【2025年を読む】2026年の経済成長率は約6%!独仏の経済減速が深刻なEUで浮上するウクライナ復興需要の皮算用
ロシアとの長引く戦争によって厳しい状況が続いているウクライナ経済。その中で、独仏経済の減速が深刻な欧州連合(EU)では、ウクライナの復興需要に大きな期待が高まっている。供給力の落ちたウクライナでは、どのように復興を進めるべきなのか。通貨政策から考える。(土田 陽介:三菱UFJリサーチ&コンサルティング・副主任研究員) 【著者作成グラフ】欧州委員会による経済見通し(2024年秋)。ドイツとフランスがひどい状態なのに対して、2026年のウクライナの経済成長は半端ない伸び。復興需要に期待するのもわかる。 ■ あまりに対照的なロシアとウクライナの経済情勢 ロシアとの戦争の長期化を受けて、ウクライナの経済は厳しい状況が続いている。 最新の数字であるウクライナの2024年7-9月期の実質GDP(国内総生産)は前年比2.0%増と、2四半期連続で増勢が鈍化した(図表1)。一方で、同期の消費者物価は同7.2%と前期(3.8%)から上昇が加速しており、インフレが景気を圧迫したかたちだ。 【図表1 ウクライナの経済実績】 2022年、ウクライナの実質GDPは約30%縮小した。2023年の成長率は6%程度、2024年は3%台後半で着地する見込みである。つまり、ウクライナの経済規模は、開戦前の2021年を100とすると、80程度まで縮小したままである。 それに対して、この間のロシアの経済規模は105程度まで拡大しており、両国のパフォーマンスは対照的である。 この間、ウクライナの経済はロシア以上に「戦時経済化」が進んでおり、軍需が膨張しているはずだ。であるならば、ロシアと同様に軍需が経済成長をけん引しているはずだが、ウクライナの不調が際立っている理由はなぜだろうか。 それは、ロシアによる攻撃を受けて、ウクライナの経済が需要のみならず、供給の面からも強く圧迫されたことにあると考えられる。

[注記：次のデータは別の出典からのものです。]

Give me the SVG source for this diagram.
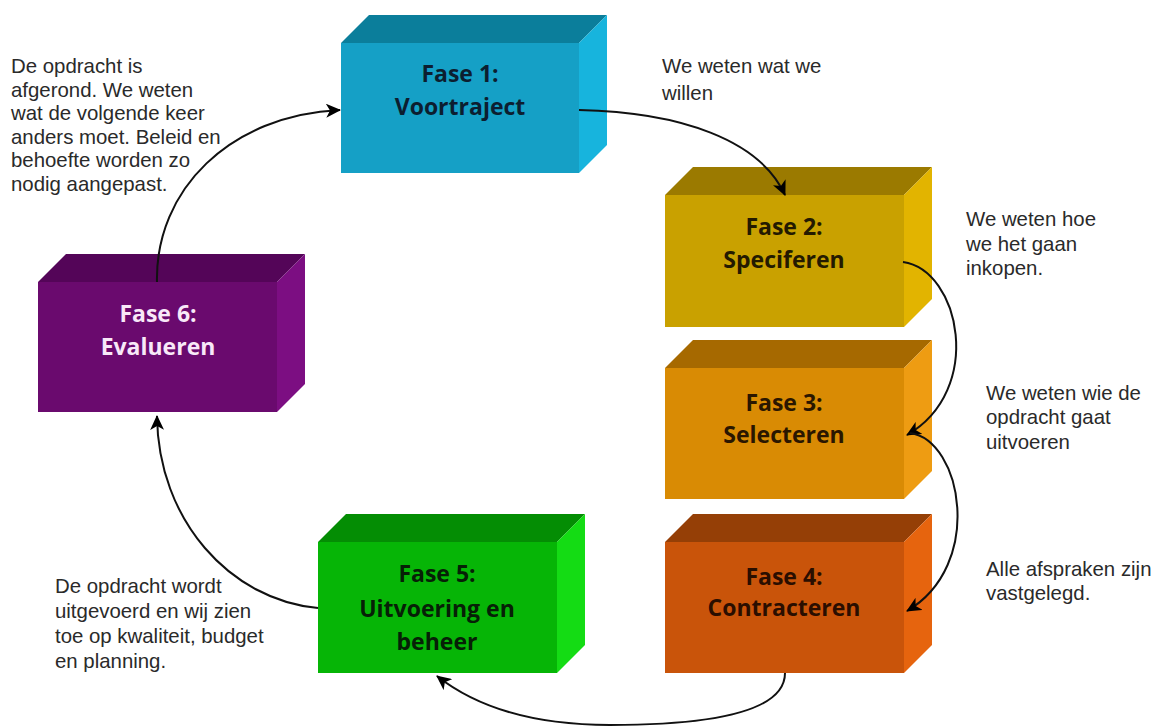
<svg xmlns="http://www.w3.org/2000/svg" width="1152" height="727" viewBox="0 0 1152 727">
<style>
.t{font-family:"Open Sans","Liberation Sans",sans-serif;font-weight:bold;font-size:23px;text-anchor:middle}
.d{font-family:"Liberation Sans",Arial,sans-serif;font-size:20.4px;fill:#2a2a2a}
.c{fill:none;stroke:#111;stroke-width:2}
</style>
<defs>
<marker id="ah" markerUnits="userSpaceOnUse" markerWidth="16" markerHeight="14" refX="14" refY="7" orient="auto">
<path d="M0,0 L15,7 L0,14 L4,7 Z" fill="#000"/>
</marker>
</defs>
<rect width="1152" height="727" fill="#fff"/>

<g id="fase1">
<polygon points="341,43 369,15 607,15 579,43" fill="#0b7e9b"/>
<polygon points="579,43 607,15 607,145 579,173" fill="#17b4dd"/>
<rect x="341" y="43" width="238" height="130" fill="#15a0c6"/>
<text class="t" x="460" y="82" fill="#0c1e30">Fase 1:</text>
<text class="t" x="460" y="115" fill="#0c1e30">Voortraject</text>
</g>

<g id="fase2">
<polygon points="665,195 693,167 932,167 904,195" fill="#9b7a00"/>
<polygon points="904,195 932,167 932,299 904,327" fill="#e2b400"/>
<rect x="665" y="195" width="239" height="132" fill="#c9a100"/>
<text class="t" x="784" y="235" fill="#241a00">Fase 2:</text>
<text class="t" x="784" y="268" fill="#241a00">Speciferen</text>
</g>

<g id="fase3">
<polygon points="665,368 693,340 932,340 904,368" fill="#a66900"/>
<polygon points="904,368 932,340 932,471 904,499" fill="#ee9c12"/>
<rect x="665" y="368" width="239" height="131" fill="#d98b04"/>
<text class="t" x="784" y="411" fill="#2a1600">Fase 3:</text>
<text class="t" x="784" y="443" fill="#2a1600">Selecteren</text>
</g>

<g id="fase4">
<polygon points="665,542 693,514 932,514 904,542" fill="#953f06"/>
<polygon points="904,542 932,514 932,645 904,673" fill="#e6640e"/>
<rect x="665" y="542" width="239" height="131" fill="#c9540a"/>
<text class="t" x="784" y="585" fill="#2a0e00">Fase 4:</text>
<text class="t" x="784" y="616" fill="#2a0e00">Contracteren</text>
</g>

<g id="fase5">
<polygon points="318,542 346,514 585,514 557,542" fill="#048d04"/>
<polygon points="557,542 585,514 585,645 557,673" fill="#14dc14"/>
<rect x="318" y="542" width="239" height="131" fill="#06b506"/>
<text class="t" x="437" y="582" fill="#062006">Fase 5:</text>
<text class="t" x="437" y="617" fill="#062006">Uitvoering en</text>
<text class="t" x="437" y="650" fill="#062006">beheer</text>
</g>

<g id="fase6">
<polygon points="38,282 66,254 305,254 277,282" fill="#540558"/>
<polygon points="277,282 305,254 305,384 277,412" fill="#7c0e82"/>
<rect x="38" y="282" width="239" height="130" fill="#6a0a6e"/>
<text class="t" x="158" y="322" fill="#f8e8f8">Fase 6:</text>
<text class="t" x="158" y="355" fill="#f8e8f8">Evalueren</text>
</g>

<g id="connectors">
<path class="c" d="M579,110 C680,112 760,140 785,195" marker-end="url(#ah)"/>
<path class="c" d="M903,262 C960,270 985,390 907,435" marker-end="url(#ah)"/>
<path class="c" d="M910,433 C962,440 985,565 907,611" marker-end="url(#ah)"/>
<path class="c" d="M785,673 C785,715 700,725 610,725 C540,725 480,710 437,676" marker-end="url(#ah)"/>
<path class="c" d="M318,608 C230,600 158,520 157,416" marker-end="url(#ah)"/>
<path class="c" d="M157,282 C155,190 230,115 340,110" marker-end="url(#ah)"/>
</g>

<g id="notes">
<text class="d" x="11" y="73">De opdracht is</text>
<text class="d" x="11" y="96.5">afgerond. We weten</text>
<text class="d" x="11" y="120">wat de volgende keer</text>
<text class="d" x="11" y="143.5">anders moet. Beleid en</text>
<text class="d" x="11" y="167">behoefte worden zo</text>
<text class="d" x="11" y="190.5">nodig aangepast.</text>
<text class="d" x="662" y="73">We weten wat we</text>
<text class="d" x="662" y="100">willen</text>
<text class="d" x="966" y="226">We weten hoe</text>
<text class="d" x="966" y="251">we het gaan</text>
<text class="d" x="966" y="275">inkopen.</text>
<text class="d" x="986" y="400">We weten wie de</text>
<text class="d" x="986" y="424">opdracht gaat</text>
<text class="d" x="986" y="449">uitvoeren</text>
<text class="d" x="986" y="576">Alle afspraken zijn</text>
<text class="d" x="986" y="600">vastgelegd.</text>
<text class="d" x="55" y="593">De opdracht wordt</text>
<text class="d" x="55" y="618">uitgevoerd en wij zien</text>
<text class="d" x="55" y="643">toe op kwaliteit, budget</text>
<text class="d" x="55" y="668">en planning.</text>
</g>
</svg>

■ ウクライナ経済の不調が続いている理由 ロシアによる攻撃を受けて、ウクライナの工業力は急減している。ゆえに、軍需品の需要が急増しても、それに対応できる能力が国内の製造業にはない。さらに、そもそもウクライナの軍需品は米欧から供給されている。つまり、ウクライナには、ロシアのような軍需品の増産圧力が国内の製造業を動かすメカニズムは存在しないのだ。 欧米からの支援があるとはいえ、ウクライナ経済がロシア以上に疲弊していることは確かである。このこともまた、ウクライナで厭戦機運が高まる背景の一つといえよう。 既にウクライナとロシアの戦争は3年近くが経過しており、双方の社会経済は疲弊している。そうした中、米国で停戦に向けた仲介に前向きなドナルド・トランプ元大統領が1月20日に再就任することもあり、年内に停戦が実現する可能性が強く意識されている。そうなると、ウクライナの復興需要が必然的に注目を浴びることになる。 ここで、欧州委員会が2024年11月に示した最新の「経済見通し」を確認すると、ウクライナの経済成長率は2025年が2.8%増に低下する一方で、2026年は5.9%増まで急上昇する(図表2)。 【図表2 欧州委員会による経済見通し(2024年秋)】 こうした予測にも、暗黙のうちに復興需要が織り込まれているものと考えられる。実際、欧州連合(EU)はウクライナの復興に多額の援助を行う予定だ。